Even though she is only a sophomore, Hope Schroeder is already a nationally ranked ice dancer. This September, she placed third at the National Solo Ice Dancer championship in Colorado Springs.
Schroeder began ice skating at the age of three. “I started freestyle skating when my best friend started lessons,” she said. Schroeder continued taking lessons until the age of nine, when she started competing seriously in U.S. Figure Skating contests. Training under Tracy Prussack in San Jose, Schroeder woke up at 3:30 a.m. each morning to practice, which helped her qualify for the 2008 Junior National Championships in Salt Lake City, during which she placed ninth in the Juvenile Girls category.
Unfortunately, over the next two years, Schroeder was unable to skate due to constant injuries. “I had two stress fractures that kept me out of Regionals two years in a row,” she said. “It was after that I knew it was time to reevaluate.”
Schroeder’s long-time choreographer, Olympic gold medalist, Sergei Ponomarenko, was an ice dancer as well. “I proposed to him that I have one lesson in ice dance, and before I knew it, I had a partner,” Schroeder said. Her switch to ice dancing was also facilitated by the lack of jumps in the event, a factor of freestyle skating that had damaged Schroeder’s body.

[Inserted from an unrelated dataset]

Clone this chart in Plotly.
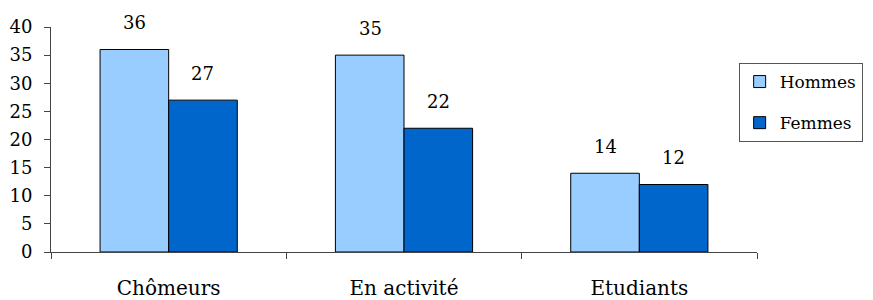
import plotly.graph_objects as go

categories = ["Chômeurs", "En activité", "Etudiants"]
hommes = [36, 35, 14]
femmes = [27, 22, 12]
series_names = ["Hommes", "Femmes"]

FONT = "DejaVu Serif"

fig = go.Figure()
fig.add_trace(go.Bar(x=categories, y=hommes, name=series_names[0], legendgroup="h",
                     marker=dict(color="#99CCFF", line=dict(color="#000000", width=1))))
fig.add_trace(go.Bar(x=categories, y=femmes, name=series_names[1], legendgroup="f",
                     marker=dict(color="#0066CC", line=dict(color="#000000", width=1))))

annotations = []
for cat, h, f in zip(categories, hommes, femmes):
    annotations.append(dict(x=cat, y=h, text=str(h), xref="x", yref="y", showarrow=False,
                            xshift=-34, yshift=27, yanchor="middle",
                            font=dict(family=FONT, size=18, color="#000")))
    annotations.append(dict(x=cat, y=f, text=str(f), xref="x", yref="y", showarrow=False,
                            xshift=34, yshift=27, yanchor="middle",
                            font=dict(family=FONT, size=18, color="#000")))

fig.update_layout(
    width=865, height=292,
    margin=dict(l=43, r=116, t=19, b=48, autoexpand=False),
    paper_bgcolor="white", plot_bgcolor="white",
    barmode="group", bargap=0.417, bargroupgap=0,
    font=dict(family=FONT, size=18, color="#000"),
    showlegend=True,
    legend=dict(x=0.974, y=0.84, xanchor="left", yanchor="top",
                bordercolor="#555", borderwidth=1, bgcolor="white",
                font=dict(family=FONT, size=17), tracegroupgap=16,
                itemwidth=30),
    annotations=annotations,
)
fig.update_xaxes(showline=True, linecolor="#444", linewidth=1, ticks="outside",
                 tickson="boundaries", ticklen=6, tickcolor="#444",
                 ticklabelstandoff=18,
                 tickfont=dict(family=FONT, size=20), showgrid=False)
fig.update_yaxes(range=[0, 40], dtick=5, showline=True, linecolor="#444", linewidth=1,
                 ticks="outside", ticklen=6, tickcolor="#444", showgrid=False,
                 ticklabelstandoff=8,
                 zeroline=False, tickfont=dict(family=FONT, size=18))

fig.write_html("out.html")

“[Ice dancing] is a much better fit for me than freestyle was because it capitalized on my greatest area of talent, artistry,” she said. Ice dancing competitions consist of three dances. Competitors perform two compulsory dances, like the tango and foxtrot, in which skaters must execute the same steps to the music with partners. In the third dance, couples choose music and are able to choreograph a dance that includes complex lifts, footwork and spins.
Ice dancing is an important part of Schroeder’s life. “It’s been quite a long time since skating was not a huge part of my life,” she said. The time commitment alone is significant, with training exceeding 30 hours a week. “Time management is an essential skill,” Schroeder said. “Though it has been hard at times to balance my priorities, skating has made me more clear on what my priorities are.”
To help her, the administration created a specialized school schedule to maximize her skating time, and Schroeder’s prioritizing has also increased her discipline. “I’ve had to make some immense sacrifices on every step of the way, both on my part and my family’s part,” she said. “Ice dancing is not a hobby. It’s a way of life that shapes many things I do.”
Schroeder is currently part of the Skating Club of San Francisco, Inc. While she is competing in solo dancing competitions, Schroeder is looking for a new partner. “Like ballet, there are more girls than boys in ice dance,” Schroeder said. “The challenge is finding a partner.”
Although she does not currently have a partner, Schroeder will continue dancing in the near future; however, she does not plan on following it as a career. “I don’t see myself as a coach,” she said. “I want to pursue academics.”
While her future as an ice dancer is uncertain, one thing holds true for Schroeder: “I skate because I love it. Ice dancing will always be a haven for me.”